DIRECTION
The listing below must be repeated word for word, with its images excluded.

Start of MATERIAL

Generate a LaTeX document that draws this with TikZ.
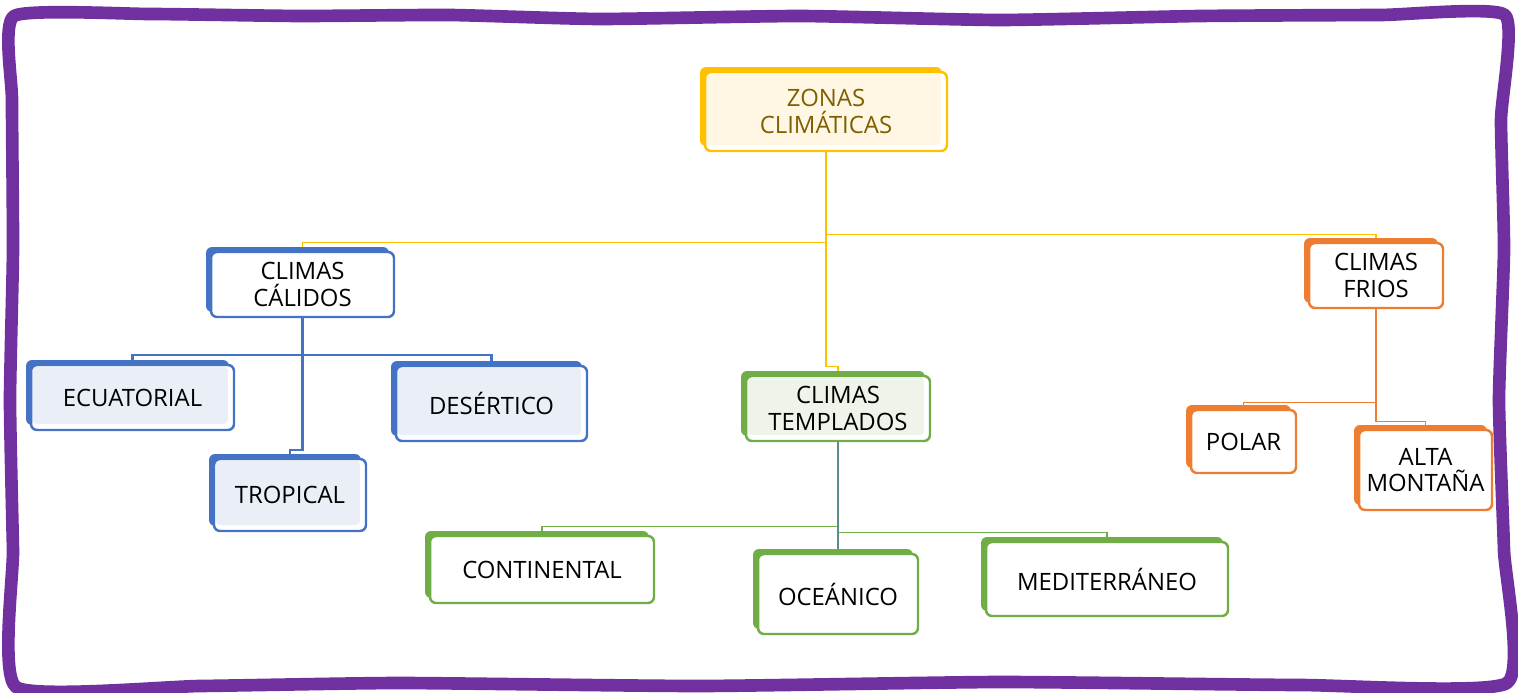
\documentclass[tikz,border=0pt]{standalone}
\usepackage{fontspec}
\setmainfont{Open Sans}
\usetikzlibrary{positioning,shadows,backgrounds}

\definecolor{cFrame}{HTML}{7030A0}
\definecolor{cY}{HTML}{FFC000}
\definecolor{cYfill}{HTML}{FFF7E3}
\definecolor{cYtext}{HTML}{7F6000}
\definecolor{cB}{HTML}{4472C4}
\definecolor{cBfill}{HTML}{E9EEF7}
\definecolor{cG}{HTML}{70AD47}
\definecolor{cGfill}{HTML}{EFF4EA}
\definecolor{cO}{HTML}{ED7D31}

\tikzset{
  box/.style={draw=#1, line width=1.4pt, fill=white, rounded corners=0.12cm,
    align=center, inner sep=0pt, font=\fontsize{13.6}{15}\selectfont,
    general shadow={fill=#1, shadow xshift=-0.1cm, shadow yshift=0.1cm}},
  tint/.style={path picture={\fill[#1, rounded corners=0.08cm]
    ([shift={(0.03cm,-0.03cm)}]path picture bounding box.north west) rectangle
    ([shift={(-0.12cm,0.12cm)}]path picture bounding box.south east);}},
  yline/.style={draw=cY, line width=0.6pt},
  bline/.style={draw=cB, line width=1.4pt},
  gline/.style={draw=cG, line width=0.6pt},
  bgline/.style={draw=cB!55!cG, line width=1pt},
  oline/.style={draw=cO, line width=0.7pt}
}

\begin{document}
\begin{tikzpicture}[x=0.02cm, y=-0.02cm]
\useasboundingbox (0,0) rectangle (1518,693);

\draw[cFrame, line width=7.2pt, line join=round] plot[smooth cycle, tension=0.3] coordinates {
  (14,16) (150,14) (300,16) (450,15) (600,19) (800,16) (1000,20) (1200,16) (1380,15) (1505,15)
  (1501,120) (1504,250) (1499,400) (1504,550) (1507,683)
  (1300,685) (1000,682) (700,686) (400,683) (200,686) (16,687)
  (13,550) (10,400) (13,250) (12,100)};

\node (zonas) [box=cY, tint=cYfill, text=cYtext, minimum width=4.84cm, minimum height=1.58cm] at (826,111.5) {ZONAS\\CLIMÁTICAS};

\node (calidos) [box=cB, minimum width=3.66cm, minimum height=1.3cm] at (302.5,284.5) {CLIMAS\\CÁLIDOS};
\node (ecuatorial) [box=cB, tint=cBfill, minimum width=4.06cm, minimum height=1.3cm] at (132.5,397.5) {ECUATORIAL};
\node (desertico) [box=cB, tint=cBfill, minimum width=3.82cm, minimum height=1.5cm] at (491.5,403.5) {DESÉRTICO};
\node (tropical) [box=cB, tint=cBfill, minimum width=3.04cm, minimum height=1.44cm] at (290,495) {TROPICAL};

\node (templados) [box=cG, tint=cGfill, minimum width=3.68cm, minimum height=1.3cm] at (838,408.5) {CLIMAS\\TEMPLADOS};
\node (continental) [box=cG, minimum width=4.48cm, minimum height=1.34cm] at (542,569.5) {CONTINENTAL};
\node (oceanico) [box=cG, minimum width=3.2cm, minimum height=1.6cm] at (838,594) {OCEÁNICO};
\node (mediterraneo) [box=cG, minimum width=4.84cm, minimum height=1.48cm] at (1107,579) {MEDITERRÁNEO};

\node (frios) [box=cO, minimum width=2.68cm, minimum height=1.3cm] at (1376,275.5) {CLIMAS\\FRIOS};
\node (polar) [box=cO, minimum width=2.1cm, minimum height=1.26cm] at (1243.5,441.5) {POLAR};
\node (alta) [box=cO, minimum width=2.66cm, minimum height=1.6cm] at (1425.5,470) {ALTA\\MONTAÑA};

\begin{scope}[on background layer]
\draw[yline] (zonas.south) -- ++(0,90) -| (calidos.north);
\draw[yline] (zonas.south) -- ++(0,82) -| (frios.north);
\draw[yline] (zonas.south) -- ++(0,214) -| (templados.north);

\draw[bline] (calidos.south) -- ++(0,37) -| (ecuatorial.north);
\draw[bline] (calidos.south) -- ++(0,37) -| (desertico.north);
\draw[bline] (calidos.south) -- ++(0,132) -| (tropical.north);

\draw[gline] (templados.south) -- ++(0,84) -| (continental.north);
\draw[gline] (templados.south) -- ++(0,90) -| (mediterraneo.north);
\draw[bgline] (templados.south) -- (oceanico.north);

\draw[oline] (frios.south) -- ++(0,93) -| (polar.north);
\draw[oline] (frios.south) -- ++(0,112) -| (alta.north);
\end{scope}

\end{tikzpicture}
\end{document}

End of MATERIAL

TASK SOLUTION
Generate a LaTeX document that draws this with TikZ.
\documentclass[tikz,border=0pt]{standalone}
\usepackage{fontspec}
\setmainfont{Open Sans}
\usetikzlibrary{positioning,shadows,backgrounds}

\definecolor{cFrame}{HTML}{7030A0}
\definecolor{cY}{HTML}{FFC000}
\definecolor{cYfill}{HTML}{FFF7E3}
\definecolor{cYtext}{HTML}{7F6000}
\definecolor{cB}{HTML}{4472C4}
\definecolor{cBfill}{HTML}{E9EEF7}
\definecolor{cG}{HTML}{70AD47}
\definecolor{cGfill}{HTML}{EFF4EA}
\definecolor{cO}{HTML}{ED7D31}

\tikzset{
  box/.style={draw=#1, line width=1.4pt, fill=white, rounded corners=0.12cm,
    align=center, inner sep=0pt, font=\fontsize{13.6}{15}\selectfont,
    general shadow={fill=#1, shadow xshift=-0.1cm, shadow yshift=0.1cm}},
  tint/.style={path picture={\fill[#1, rounded corners=0.08cm]
    ([shift={(0.03cm,-0.03cm)}]path picture bounding box.north west) rectangle
    ([shift={(-0.12cm,0.12cm)}]path picture bounding box.south east);}},
  yline/.style={draw=cY, line width=0.6pt},
  bline/.style={draw=cB, line width=1.4pt},
  gline/.style={draw=cG, line width=0.6pt},
  bgline/.style={draw=cB!55!cG, line width=1pt},
  oline/.style={draw=cO, line width=0.7pt}
}

\begin{document}
\begin{tikzpicture}[x=0.02cm, y=-0.02cm]
\useasboundingbox (0,0) rectangle (1518,693);

\draw[cFrame, line width=7.2pt, line join=round] plot[smooth cycle, tension=0.3] coordinates {
  (14,16) (150,14) (300,16) (450,15) (600,19) (800,16) (1000,20) (1200,16) (1380,15) (1505,15)
  (1501,120) (1504,250) (1499,400) (1504,550) (1507,683)
  (1300,685) (1000,682) (700,686) (400,683) (200,686) (16,687)
  (13,550) (10,400) (13,250) (12,100)};

\node (zonas) [box=cY, tint=cYfill, text=cYtext, minimum width=4.84cm, minimum height=1.58cm] at (826,111.5) {ZONAS\\CLIMÁTICAS};

\node (calidos) [box=cB, minimum width=3.66cm, minimum height=1.3cm] at (302.5,284.5) {CLIMAS\\CÁLIDOS};
\node (ecuatorial) [box=cB, tint=cBfill, minimum width=4.06cm, minimum height=1.3cm] at (132.5,397.5) {ECUATORIAL};
\node (desertico) [box=cB, tint=cBfill, minimum width=3.82cm, minimum height=1.5cm] at (491.5,403.5) {DESÉRTICO};
\node (tropical) [box=cB, tint=cBfill, minimum width=3.04cm, minimum height=1.44cm] at (290,495) {TROPICAL};

\node (templados) [box=cG, tint=cGfill, minimum width=3.68cm, minimum height=1.3cm] at (838,408.5) {CLIMAS\\TEMPLADOS};
\node (continental) [box=cG, minimum width=4.48cm, minimum height=1.34cm] at (542,569.5) {CONTINENTAL};
\node (oceanico) [box=cG, minimum width=3.2cm, minimum height=1.6cm] at (838,594) {OCEÁNICO};
\node (mediterraneo) [box=cG, minimum width=4.84cm, minimum height=1.48cm] at (1107,579) {MEDITERRÁNEO};

\node (frios) [box=cO, minimum width=2.68cm, minimum height=1.3cm] at (1376,275.5) {CLIMAS\\FRIOS};
\node (polar) [box=cO, minimum width=2.1cm, minimum height=1.26cm] at (1243.5,441.5) {POLAR};
\node (alta) [box=cO, minimum width=2.66cm, minimum height=1.6cm] at (1425.5,470) {ALTA\\MONTAÑA};

\begin{scope}[on background layer]
\draw[yline] (zonas.south) -- ++(0,90) -| (calidos.north);
\draw[yline] (zonas.south) -- ++(0,82) -| (frios.north);
\draw[yline] (zonas.south) -- ++(0,214) -| (templados.north);

\draw[bline] (calidos.south) -- ++(0,37) -| (ecuatorial.north);
\draw[bline] (calidos.south) -- ++(0,37) -| (desertico.north);
\draw[bline] (calidos.south) -- ++(0,132) -| (tropical.north);

\draw[gline] (templados.south) -- ++(0,84) -| (continental.north);
\draw[gline] (templados.south) -- ++(0,90) -| (mediterraneo.north);
\draw[bgline] (templados.south) -- (oceanico.north);

\draw[oline] (frios.south) -- ++(0,93) -| (polar.north);
\draw[oline] (frios.south) -- ++(0,112) -| (alta.north);
\end{scope}

\end{tikzpicture}
\end{document}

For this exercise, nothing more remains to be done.